From what has been said, it is not surprising that the snake has become one of the most prominent symbols in the world of jewellery, among rings and not only. In addition to the many meanings and suggestions from myths and religions, it was – and is – also the sinuous shape of this animal that prompted this.

The long tradition of snake rings began in the Victorian era. The initiator was herself, Queen Victoria, who famously ruled for 63 years, 7 months and 2 days – only the reign of Elizabeth II, her great-great-granddaughter, was longer. During these very long years on the throne, Queen Victoria strongly influenced the arts, fashion and yes, even jewellery. In the case of the snake ring, it all began with the queen receiving from Prince Albert, i.e. her husband, a snake ring made of gold and embellished with an emerald. Queen Victoria wore the snake ring daily from then on, making this jewel famous all over the world. This particular form of ring has never ceased to fascinate, with various jewellery artists reworking and repurposing it.

There are many fashion houses that have proposed and continue to propose snake rings in their collections, from Bulgari onwards.

Bulgari, in particular, has adopted the symbolism of the snake not only in its rings, but also in its watches, with the Bulgari Serpenti collection, which has become the quintessence of the maison’s style: opulent zoomorphic variants where the reptile’s head, designed to conceal the dial, is dressed in precious stones.
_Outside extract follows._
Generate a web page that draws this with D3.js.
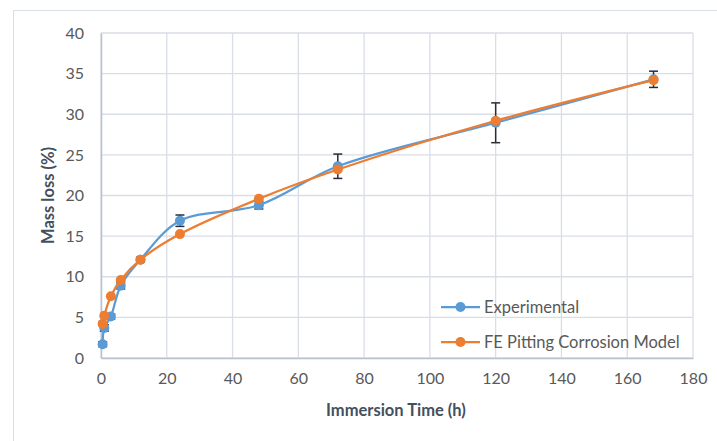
<!DOCTYPE html>
<html>
<head>
<meta charset="utf-8">
<script src="https://cdn.jsdelivr.net/npm/d3@7"></script>
<style>
  body { margin: 0; background: #fff; }
  svg { display: block; font-family: Lato, "Open Sans", sans-serif; }
</style>
</head>
<body>
<div id="graf"></div>
<script>
// Datos
horas = [0.5, 1, 3, 6, 12, 24, 48, 72, 120, 168]
experimental = [1.7, 3.7, 5.1, 8.9, 12.1, 16.9, 18.8, 23.6, 28.95, 34.3]
errores = [0.3, 0.4, 0.3, 0.4, 0.3, 0.7, 0.45, 1.5, 2.45, 1.0]
modelo = [4.2, 5.2, 7.6, 9.6, 12.1, 15.25, 19.6, 23.2, 29.2, 34.2]
series = ['Experimental', 'FE Pitting Corrosion Model']
xTicks = [0, 20, 40, 60, 80, 100, 120, 140, 160, 180]
yTicks = [0, 5, 10, 15, 20, 25, 30, 35, 40]

ancho_total = 717
alto_total = 441
margins = {top: 33, left: 101, right: 24, bottom: 83}
ancho = ancho_total - margins.left - margins.right
alto = alto_total - margins.top - margins.bottom

colores = ['#5b9bd5', '#ed7d31']
gris = '#d9dee6'

svg = d3.select('#graf').append('svg')
        .attr('width', ancho_total)
        .attr('height', alto_total)

// marco exterior
svg.append('rect')
   .attr('x', 13.5).attr('y', 10.5)
   .attr('width', 720).attr('height', 450)
   .attr('fill', 'none').attr('stroke', '#dadfe6')

g = svg.append('g')
       .attr('transform', `translate(${margins.left}, ${margins.top})`)

// -- Escaladores --
x = d3.scaleLinear().domain([0, 180]).range([0, ancho])
y = d3.scaleLinear().domain([0, 40]).range([alto, 0])

// -- Rejilla --
g.append('g').selectAll('line')
 .data(xTicks)
 .enter().append('line')
 .attr('x1', d => x(d)).attr('x2', d => x(d))
 .attr('y1', 0).attr('y2', alto)
 .attr('stroke', gris).attr('stroke-width', 1.3)
g.append('g').selectAll('line')
 .data(yTicks)
 .enter().append('line')
 .attr('x1', 0).attr('x2', ancho)
 .attr('y1', d => y(d)).attr('y2', d => y(d))
 .attr('stroke', gris).attr('stroke-width', 1.3)

// -- Ejes --
xAxGroup = g.append('g')
            .attr('transform', `translate(0, ${alto})`)
            .call(d3.axisBottom(x).tickValues(xTicks).tickSize(0).tickPadding(15))
yAxGroup = g.append('g')
            .call(d3.axisLeft(y).tickValues(yTicks).tickSize(0).tickPadding(17))
;[xAxGroup, yAxGroup].forEach(ax => {
    ax.select('.domain').attr('stroke', '#b8c2d0').attr('stroke-width', 1.5)
    ax.selectAll('text')
      .style('font-family', 'Lato, sans-serif')
      .style('font-size', '16px')
      .attr('fill', '#595959')
})

// títulos de ejes
svg.append('text')
   .attr('x', margins.left + ancho / 2 - 1)
   .attr('y', 416)
   .attr('text-anchor', 'middle')
   .style('font-size', '16.5px').style('font-weight', 'bold')
   .attr('fill', '#44505e')
   .text('Immersion Time (h)')
svg.append('text')
   .attr('transform', `translate(54, ${margins.top + alto / 2}) rotate(-90)`)
   .attr('text-anchor', 'middle')
   .style('font-size', '16.5px').style('font-weight', 'bold')
   .attr('fill', '#44505e')
   .text('Mass loss (%)')

// -- Curvas --
linea = d3.line()
          .x(d => x(d[0]))
          .y(d => y(d[1]))
          .curve(d3.curveCatmullRom.alpha(0.5))

function serie(valores, i, errs) {
    datos = horas.map((h, k) => [h, valores[k], errs ? errs[k] : 0])
    capa = g.append('g')
    capa.append('path')
        .datum(datos)
        .attr('d', linea)
        .attr('fill', 'none')
        .attr('stroke', colores[i])
        .attr('stroke-width', 2.25)
    if (errs) {
        eb = capa.append('g').selectAll('g')
                 .data(datos)
                 .enter().append('g')
                 .attr('stroke', '#262d38').attr('stroke-width', 1.5)
        eb.append('line')
          .attr('x1', d => x(d[0])).attr('x2', d => x(d[0]))
          .attr('y1', d => y(d[1] + d[2])).attr('y2', d => y(d[1] - d[2]))
        eb.append('line')
          .attr('x1', d => x(d[0]) - 4.5).attr('x2', d => x(d[0]) + 4.5)
          .attr('y1', d => y(d[1] + d[2])).attr('y2', d => y(d[1] + d[2]))
        eb.append('line')
          .attr('x1', d => x(d[0]) - 4.5).attr('x2', d => x(d[0]) + 4.5)
          .attr('y1', d => y(d[1] - d[2])).attr('y2', d => y(d[1] - d[2]))
    }
    capa.append('g').selectAll('circle')
        .data(datos)
        .enter().append('circle')
        .attr('cx', d => x(d[0]))
        .attr('cy', d => y(d[1]))
        .attr('r', 5)
        .attr('fill', colores[i])
}
serie(experimental, 0, errores)
serie(modelo, 1, null)

// -- Leyenda --
leyenda = svg.append('g')
             .selectAll('g')
             .data(series)
             .enter().append('g')
             .attr('transform', (d, i) => `translate(441, ${307 + i * 35})`)
leyenda.append('line')
       .attr('x1', 0).attr('x2', 39)
       .attr('stroke', (d, i) => colores[i]).attr('stroke-width', 2.25)
leyenda.append('circle')
       .attr('cx', 19.5).attr('r', 5)
       .attr('fill', (d, i) => colores[i])
leyenda.append('text')
       .attr('x', 43).attr('dy', '0.35em')
       .style('font-size', '16.5px')
       .attr('fill', '#595959')
       .text(d => d)
</script>
</body>
</html>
Bulgari’s exuberant creativity then transported the snake symbol into seductive jewellery collections, where necklaces, bracelets and earrings offer stunning interpretations of the iconic design.

Boucheron's snake ring

Returning to rings, one cannot fail to mention Boucheron’s classic snake ring, first conceived in 1878 by Frederick Boucheron for his bride Gabrielle, coining a model that remained substantially unchanged for over a century. With this jewel, the founder of the maison wished to symbolise the love that bound him to his companion by giving her a piece of jewellery that could protect her during his absence. It is therefore not surprising to still find the iconography of the snake as the brand emblem today: a snake is also present in the Boucheron monogram, coiled around the letter B.

But that’s not all: the Boucheron Serpent Bohème collection is now one of those collections that have become myths and icons: the Parisian house’s snake changes skin, but the soul remains the same. Continuous innovation, accompanied by the goldsmith’s mastery and the art of chiselling, have ensured that the Serpent Boheme collection is always recognisable despite the changes that have taken place over the years, also thanks to the constant use of the noble metal chosen by the maison. Gold, in yellow and pink variants, is indeed the preferred material: sculpted into small spheres and scales, as in the iconic Serpent Boheme double-subject model.

In recent years, the collection has been enriched with models characterised by rich and vivid colours, such as the triple-subject Serpent Boheme, in white gold, with diamonds and the extraordinary Aquaphase gemstone. A further demonstration of how rich and fervent is the imagery associated with snake rings.